In his speech, Diaz-Canel said: “There is no space here for a transition that ignores or destroys the legacy of so many years of struggle.”
The transfer of power comes at a precarious time in Cuba’s history. Cuban allies in Latin America have been voted out of government positions across the region in recent years.
“Cuban foreign policy will remain unchanged and we reiterate that no one will be able to weaken the Revolution, nor make the Cuban people yield because Cuba does not make concessions against its sovereignty and independence” said Diaz-Canel.
“We will never give in to pressure or threats. The changes that are necessary will continue to be decided sovereignly by the Cuban people.
Limits of detente
Kapcia said: “The deterioration in relations has entirely come from the US point of view. The Cubans very clearly want proper relations with the US. They welcomed Obama.
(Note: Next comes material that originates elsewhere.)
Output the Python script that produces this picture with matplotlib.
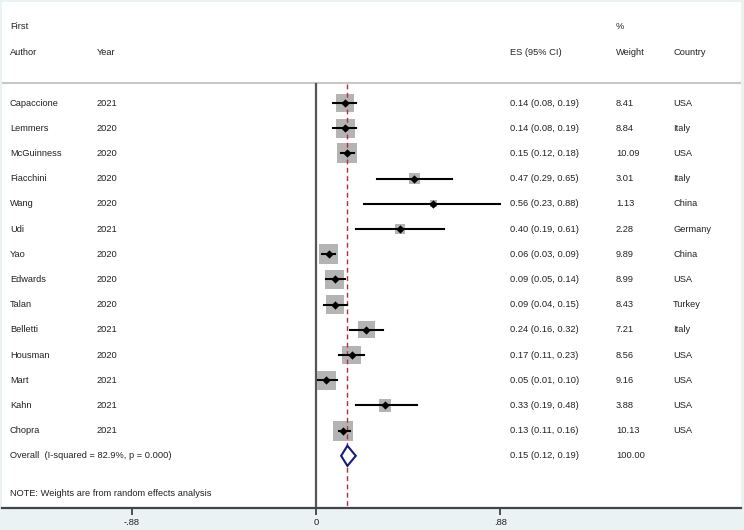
import matplotlib
matplotlib.use("Agg")
import matplotlib.pyplot as plt
from matplotlib.patches import Polygon

plt.rcParams['font.family'] = ['Liberation Sans', 'DejaVu Sans']

authors = ["Capaccione", "Lemmers", "McGuinness", "Fiacchini", "Wang", "Udi", "Yao",
           "Edwards", "Talan", "Belletti", "Housman", "Mart", "Kahn", "Chopra"]
years = ["2021", "2020", "2020", "2020", "2020", "2021", "2020",
         "2020", "2020", "2021", "2020", "2021", "2021", "2021"]
es = [0.14, 0.14, 0.15, 0.47, 0.56, 0.40, 0.06, 0.09, 0.09, 0.24, 0.17, 0.05, 0.33, 0.13]
lo = [0.08, 0.08, 0.12, 0.29, 0.23, 0.19, 0.03, 0.05, 0.04, 0.16, 0.11, 0.01, 0.19, 0.11]
hi = [0.19, 0.19, 0.18, 0.65, 0.88, 0.61, 0.09, 0.14, 0.15, 0.32, 0.23, 0.10, 0.48, 0.16]
weights = [8.41, 8.84, 10.09, 3.01, 1.13, 2.28, 9.89, 8.99, 8.43, 7.21, 8.56, 9.16, 3.88, 10.13]
countries = ["USA", "Italy", "USA", "Italy", "China", "Germany", "China",
             "USA", "Turkey", "Italy", "USA", "USA", "USA", "USA"]
overall_es, overall_lo, overall_hi = 0.15, 0.12, 0.19
overall_label = "Overall  (I-squared = 82.9%, p = 0.000)"
note = "NOTE: Weights are from random effects analysis"
xticks = [-0.88, 0, 0.88]
xticklabels = ["-.88", "0", ".88"]

W, H = 744, 530
fig = plt.figure(figsize=(W / 100, H / 100), dpi=100, facecolor="#eaf2f3")
ax = fig.add_axes([2 / W, 1 - 508 / H, 739 / W, 506 / H])
ax.set_facecolor("white")

xl, xr = -1.4995, 2.0296
ax.set_xlim(xl, xr)
ax.set_ylim(16.07, -4.008)

def px(p):
    return (p - 316) / 209.4

fs = 6.7
tc = "#222222"
n = len(authors)
rows = list(range(n))

# header
ax.text(px(10), -3.02, "First", fontsize=fs, color=tc, va="center")
ax.text(px(10), -2.02, "Author", fontsize=fs, color=tc, va="center")
ax.text(px(97), -2.02, "Year", fontsize=fs, color=tc, va="center")
ax.text(px(510), -2.02, "ES (95% CI)", fontsize=fs, color=tc, va="center")
ax.text(px(616), -3.02, "%", fontsize=fs, color=tc, va="center")
ax.text(px(616), -2.02, "Weight", fontsize=fs, color=tc, va="center")
ax.text(px(673), -2.02, "Country", fontsize=fs, color=tc, va="center")
ax.axhline(-0.79, color="#c8c8c8", lw=1.5)

# reference lines
ax.plot([0, 0], [-0.75, 16.07], color="#555555", lw=1.6, zorder=2)
ax.plot([overall_es, overall_es], [-0.75, 16.07], color="#b0303f", lw=1.0,
        dashes=(3.5, 2.5), zorder=4)

# boxes
ax.scatter(es, rows, s=[20.6 * w for w in weights], marker="s", color="#b4b4b4",
           linewidths=0, zorder=3)
# CIs
for i in rows:
    ax.plot([lo[i], hi[i]], [i, i], color="black", lw=1.5, zorder=5)
ax.scatter(es, rows, s=18, marker="D", color="black", zorder=6, linewidths=0)

for i in rows:
    ax.text(px(10), i, authors[i], fontsize=fs, color=tc, va="center")
    ax.text(px(97), i, years[i], fontsize=fs, color=tc, va="center")
    ax.text(px(510), i, f"{es[i]:.2f} ({lo[i]:.2f}, {hi[i]:.2f})", fontsize=fs, color=tc, va="center")
    ax.text(px(616), i, f"{weights[i]:.2f}", fontsize=fs, color=tc, va="center")
    ax.text(px(673), i, countries[i], fontsize=fs, color=tc, va="center")

# overall
yo = n
dia = Polygon([[overall_lo, yo], [overall_es, yo - 0.4], [overall_hi, yo], [overall_es, yo + 0.4]],
              closed=True, facecolor="white", edgecolor="#1a1a7a", lw=1.5, zorder=6)
ax.add_patch(dia)
ax.text(px(10), yo, overall_label, fontsize=fs, color=tc, va="center")
ax.text(px(510), yo, f"{overall_es:.2f} ({overall_lo:.2f}, {overall_hi:.2f})", fontsize=fs, color=tc, va="center")
ax.text(px(616), yo, "100.00", fontsize=fs, color=tc, va="center")
ax.text(px(10), 15.48, note, fontsize=fs, color=tc, va="center")

for s in ["top", "right", "left"]:
    ax.spines[s].set_visible(False)
ax.spines["bottom"].set_color("#444444")
ax.spines["bottom"].set_linewidth(1.6)
ax.set_yticks([])
ax.set_xticks(xticks)
ax.set_xticklabels(xticklabels, fontsize=fs, color=tc)
ax.tick_params(axis="x", length=5, width=1.2, color="#333333", pad=2)

fig.savefig("out.png", dpi=100, facecolor=fig.get_facecolor())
“They also knew the limits of the Obama detente and they are cautious.
“But at the same it’s in their interest to have some kind of end to the embargo, to have normal relations and to avoid a hostility.”
Cuba facing economic difficulties after Raul, who succeeded his brother Fidel as president in 2008, initiated market-style reforms that were agreed to in 2011.
Though the reforms caused a boom in the Cuban economy, they have since slowed.
“Despite the errors and insufficiencies recognised in this plenary, the situation is more favourable than a few years ago,” Castro, 86, was quoted as saying by party newspaper Granma.
Political campaigning is outlawed in Cuba, so little is known about Diaz-Canel’s plans to navigate these challenges.
However, there is reason to believe the president will continue with liberalising social policies, given his past support for LGBT rights, expanded internet access and loosening government controls on media.
Still, Diaz-Canel is not known to support changing Cuba’s government from the one-party system in place since the revolution, a demand from anti-Castro politicians in the US.
According to Ted Piccone, a senior fellow at the Brookings Institution, the Trump administration will most probably “double down” on its “embrace of punitive regime change” in Cuba after Diaz-Canel assumes power.